Now, so far as I am aware, in all other armies in the world the pay of the officer is increased when he goes to take the field in active service, and it is reduced again when service in the field is over and he goes into garrison; and I think so it ought to be. Why is it that there is, as a general thing, so great an urgency of officers of the Army for employment here at Washington? The reason is, simply, that their duties here are easy and pleasant, that they can mingle with civilized society, and at the same time enjoy very great material advantages. It seems to me, therefore, that the reform proposed in the bill presented to us by the Military Committee is a very desirable and just one. It is just to those officers who perform the hard and dangerous military duty, while under the present system those who are in the field, liable to be killed and to endure dangerous exposure in inhospitable regions, are laboring under great disadvantage as compared with those who sit comfortably in their offices here in the capital of the country.

I believe there is no worse system of paying officers than that which we have at present in our Army, where nobody can ascertain but by the most difficult process of minute inquiry what really the pay of an officer is. We have a number of major generals, and there are not any two of them whose pay is the same. Here is Major General H. W. Halleck, whose pay proper is $2,640. The allowances run it up to $9,862 98. Here is Major General Meade, whose pay proper is also $2,640. The allowances run it up to $9,342 05. Here is Major General Hancock, whose pay proper is the same, but whose allowances run it up to $9,785. Here is General Schofield, with the same pay proper, whose allowances make in the aggregate an income of $7,432.

How do these discrepancies arise? From the circumstance that in some places the quartermasters compute the value of quarters, fuel, and forage higher than at other places; a system which necessarily gives rise to great irregularities, and is excessively difficult of oversight and control. It may, indeed, be assumed that thousand and thousands of dollars are thus paid out without our knowing how, why, and wherefore.

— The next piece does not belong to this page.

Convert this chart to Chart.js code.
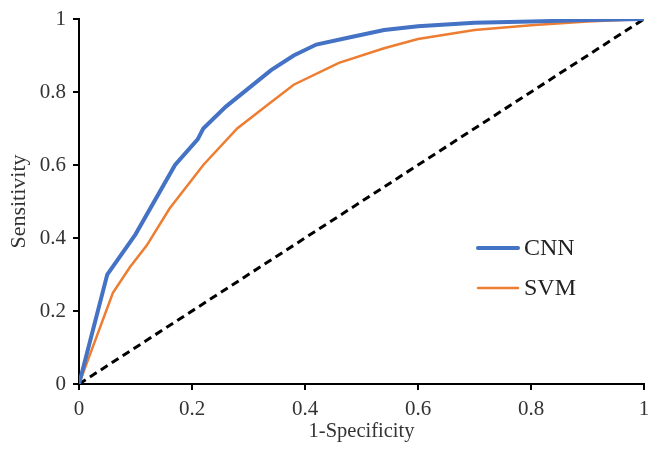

Now, it seems to me that the system proposed in this bill is in every respect preferable. If we accept, it then we shall know exactly what the officers of the Army are entitled to and what they receive. That mysterious network of commutations will cease to confuse accounts and to puzzle those who want to know the truth. Then we shall know also that those who are serving in the field against the Indians and are braving the hardships of campaign life are not laboring under any disadvantage as compared with those who sit comfortably in their offices at Washington and unite with all the luxuries of civilized life at the same time pay far higher than that which those receive who do the dangerous work. I therefore earnestly hope the Senate will not reject this section without due consideration.